In the following material, identify every line holding the string "Output" and return it.

- DATA FOR THIS TASK
----

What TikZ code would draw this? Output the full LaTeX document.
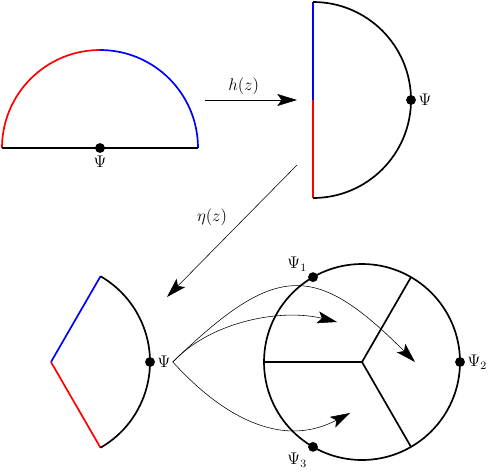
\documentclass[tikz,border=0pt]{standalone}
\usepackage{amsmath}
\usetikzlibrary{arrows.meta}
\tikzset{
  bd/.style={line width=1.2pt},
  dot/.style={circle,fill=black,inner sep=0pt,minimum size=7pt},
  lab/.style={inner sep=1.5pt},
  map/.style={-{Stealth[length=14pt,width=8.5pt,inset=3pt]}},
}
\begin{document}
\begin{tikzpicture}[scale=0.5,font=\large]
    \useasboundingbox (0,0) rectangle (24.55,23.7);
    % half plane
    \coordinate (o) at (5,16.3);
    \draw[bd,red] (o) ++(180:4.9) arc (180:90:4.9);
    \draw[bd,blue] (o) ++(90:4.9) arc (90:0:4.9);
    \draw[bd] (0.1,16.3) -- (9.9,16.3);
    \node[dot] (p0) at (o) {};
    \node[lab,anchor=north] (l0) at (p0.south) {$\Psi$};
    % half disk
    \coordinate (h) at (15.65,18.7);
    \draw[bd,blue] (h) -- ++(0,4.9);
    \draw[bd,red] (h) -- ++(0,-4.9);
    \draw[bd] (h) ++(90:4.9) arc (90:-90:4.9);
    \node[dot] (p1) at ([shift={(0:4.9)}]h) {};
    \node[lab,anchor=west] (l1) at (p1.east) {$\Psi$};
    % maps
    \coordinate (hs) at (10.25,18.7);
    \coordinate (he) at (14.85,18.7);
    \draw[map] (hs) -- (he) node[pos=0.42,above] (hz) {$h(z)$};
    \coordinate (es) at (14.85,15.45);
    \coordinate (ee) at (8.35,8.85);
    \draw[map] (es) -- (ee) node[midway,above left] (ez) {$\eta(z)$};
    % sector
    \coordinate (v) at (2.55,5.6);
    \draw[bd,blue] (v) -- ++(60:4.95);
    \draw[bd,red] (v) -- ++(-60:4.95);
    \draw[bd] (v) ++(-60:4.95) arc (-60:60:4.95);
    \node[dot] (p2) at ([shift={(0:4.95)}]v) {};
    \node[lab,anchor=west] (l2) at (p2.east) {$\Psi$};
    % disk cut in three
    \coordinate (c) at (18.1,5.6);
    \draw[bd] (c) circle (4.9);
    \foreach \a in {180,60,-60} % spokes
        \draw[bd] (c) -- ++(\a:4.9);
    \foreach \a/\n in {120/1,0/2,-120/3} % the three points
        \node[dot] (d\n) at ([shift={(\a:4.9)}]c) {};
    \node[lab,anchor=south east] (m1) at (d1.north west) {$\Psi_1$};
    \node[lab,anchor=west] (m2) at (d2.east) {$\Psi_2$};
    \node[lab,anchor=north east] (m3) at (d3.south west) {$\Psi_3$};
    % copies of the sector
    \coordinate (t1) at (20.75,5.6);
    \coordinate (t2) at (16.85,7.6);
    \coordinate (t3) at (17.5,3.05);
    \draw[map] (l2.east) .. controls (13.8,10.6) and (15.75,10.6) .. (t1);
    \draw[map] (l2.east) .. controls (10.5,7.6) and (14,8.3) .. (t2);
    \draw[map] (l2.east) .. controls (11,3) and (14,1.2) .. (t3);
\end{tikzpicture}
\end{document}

----

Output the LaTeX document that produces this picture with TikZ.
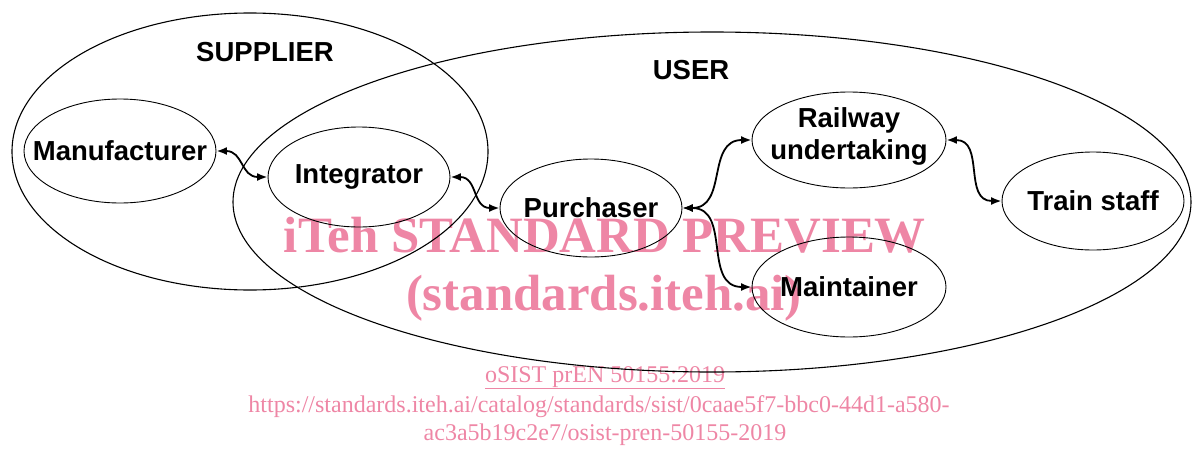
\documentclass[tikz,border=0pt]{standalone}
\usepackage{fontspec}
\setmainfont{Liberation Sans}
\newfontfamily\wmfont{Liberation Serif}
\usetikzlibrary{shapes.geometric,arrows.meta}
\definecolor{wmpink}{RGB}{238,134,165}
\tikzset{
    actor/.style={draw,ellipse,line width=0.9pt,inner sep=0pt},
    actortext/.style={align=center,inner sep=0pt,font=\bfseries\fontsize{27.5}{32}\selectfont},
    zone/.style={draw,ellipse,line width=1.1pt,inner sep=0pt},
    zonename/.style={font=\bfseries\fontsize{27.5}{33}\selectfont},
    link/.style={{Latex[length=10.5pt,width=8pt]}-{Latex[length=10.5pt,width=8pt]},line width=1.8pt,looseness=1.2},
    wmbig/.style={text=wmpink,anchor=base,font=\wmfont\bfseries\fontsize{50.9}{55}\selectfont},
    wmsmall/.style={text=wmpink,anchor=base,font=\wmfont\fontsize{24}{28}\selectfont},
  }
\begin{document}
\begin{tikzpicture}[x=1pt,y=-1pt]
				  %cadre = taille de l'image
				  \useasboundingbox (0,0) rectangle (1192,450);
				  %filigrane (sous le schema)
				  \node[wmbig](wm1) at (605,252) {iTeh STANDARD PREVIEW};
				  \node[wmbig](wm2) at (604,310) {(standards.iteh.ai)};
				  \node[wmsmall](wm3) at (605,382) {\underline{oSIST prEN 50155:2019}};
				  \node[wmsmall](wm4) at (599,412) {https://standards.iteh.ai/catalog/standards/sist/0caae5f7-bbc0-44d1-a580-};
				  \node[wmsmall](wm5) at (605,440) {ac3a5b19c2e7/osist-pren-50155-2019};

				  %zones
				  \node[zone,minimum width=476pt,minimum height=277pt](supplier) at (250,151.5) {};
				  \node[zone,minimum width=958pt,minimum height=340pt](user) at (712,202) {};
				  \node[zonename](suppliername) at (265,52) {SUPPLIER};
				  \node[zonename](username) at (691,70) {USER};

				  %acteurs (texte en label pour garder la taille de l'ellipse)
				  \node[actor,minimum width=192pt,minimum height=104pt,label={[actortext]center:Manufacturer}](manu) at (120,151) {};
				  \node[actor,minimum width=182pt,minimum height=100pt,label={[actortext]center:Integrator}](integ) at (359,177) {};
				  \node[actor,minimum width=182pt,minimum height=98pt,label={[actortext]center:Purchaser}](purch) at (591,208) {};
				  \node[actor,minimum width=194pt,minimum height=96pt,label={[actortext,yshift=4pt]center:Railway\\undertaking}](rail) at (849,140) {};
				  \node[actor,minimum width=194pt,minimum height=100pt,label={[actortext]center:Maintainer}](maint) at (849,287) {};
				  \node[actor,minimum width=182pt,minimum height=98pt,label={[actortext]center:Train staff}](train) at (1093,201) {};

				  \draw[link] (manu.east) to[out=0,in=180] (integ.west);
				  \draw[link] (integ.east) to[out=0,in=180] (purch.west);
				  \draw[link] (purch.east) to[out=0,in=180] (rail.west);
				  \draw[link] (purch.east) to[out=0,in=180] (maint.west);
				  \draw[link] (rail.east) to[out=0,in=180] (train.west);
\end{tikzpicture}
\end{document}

----

- TASK RESULT
What TikZ code would draw this? Output the full LaTeX document.
Output the LaTeX document that produces this picture with TikZ.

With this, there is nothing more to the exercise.